ABD basınında yayınlanan bir analizde, dünyanın çok kutuplu hale gelme ihtimaline odaklanıldı. Bu analize göre, küresel sorumluluk bilinciyle hareket eden ülkelerin oluşturacağı çok kutuplu dönemin istikrarlı olabileceği vurgulanmıştır. Türkiye’nin ise geçmişteki bazı kararlarını hatırlatarak, bağımsız dış politika izlediği ve küresel gelişmeler karşısında dik duruş sergilediğine dikkat çekildi.
Analizde, Türkiye’nin 2010 yılında ABD Başkanı Barack Obama’nın İran’a yönelik yaptırımlarına karşı çıktığı belirtilmiştir. Bu durum, Türkiye’nin Washington’un otoritesine meydan okuyarak uluslararası statüsünü yükselttiği şeklinde yorumlanmıştır. Ayrıca, Türkiye ile Hindistan arasındaki ticari ilişkilerin güçlendirildiği ve Osmanlı İmparatorluğu’nun küresel statüsünü hatırlatan bir vurgunun yapıldığı analizde, Cumhurbaşkanı Recep Tayyip Erdoğan’ın Türkiye’yi bir zamanlar Osmanlı’nın sahip olduğu statüye ulaştırmak isteğine de dikkat çekilmiştir.

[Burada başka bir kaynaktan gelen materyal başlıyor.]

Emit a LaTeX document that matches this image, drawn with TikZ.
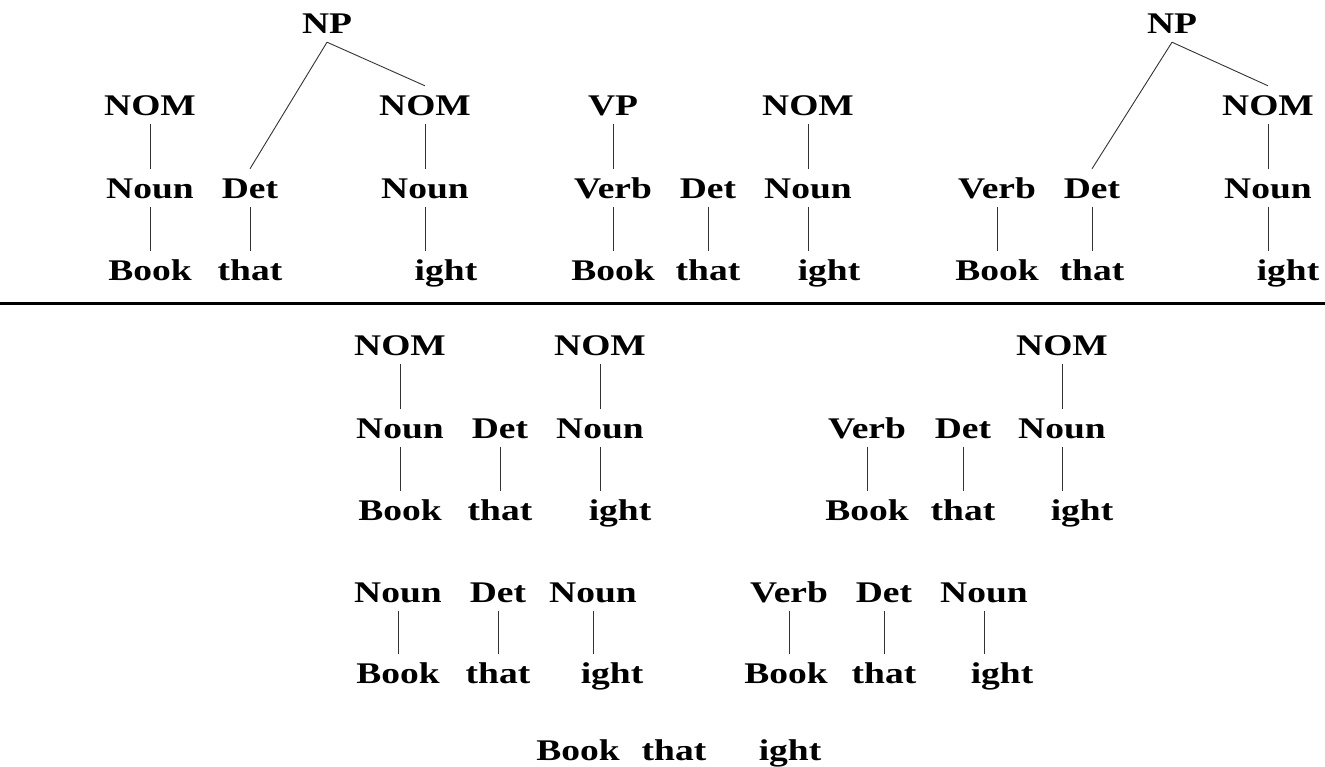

Erdoğan’ın, Rusya’dan S-400 füze savunma sistemini satın alarak Batı’nın uyarılarına karşı çıkması ve Rusya’nın Ukrayna’yı işgaline karşı çıkmasına rağmen Batı’nın yaptırımlarına katılmaması da analizde ele alınmıştır. Ayrıca, Türkiye’nin Rusya ile birlikte Suriye ve Libya’daki iç savaşlarda karşıt tarafları desteklediği, İsveç’in NATO’ya katılmasını desteklediği ve ABD’den F-16 satın alma konusundaki ilerlemeleri de rapor edilmiştir.
Türkiye’nin Afrika kıtasındaki ticari varlığını artırdığına da vurgu yapılan analizde, Ankara’nın küresel arenada etkin bir oyuncu olmaya devam ettiği belirtilmiştir. Türkiye’nin uluslararası ilişkilerindeki bağımsız duruşu ve stratejik tercihleri, ülkenin küresel bir aktör olarak kendine yeni bir rol biçme çabalarının bir yansıması olarak görülmüştür. Sonuç olarak, Türkiye’nin kararlı tavrı ve bağımsız dış politikası, uluslararası ilişkilerde yeni bir paradigmaya doğru evrildiğinin bir işareti olarak yorumlanmıştır.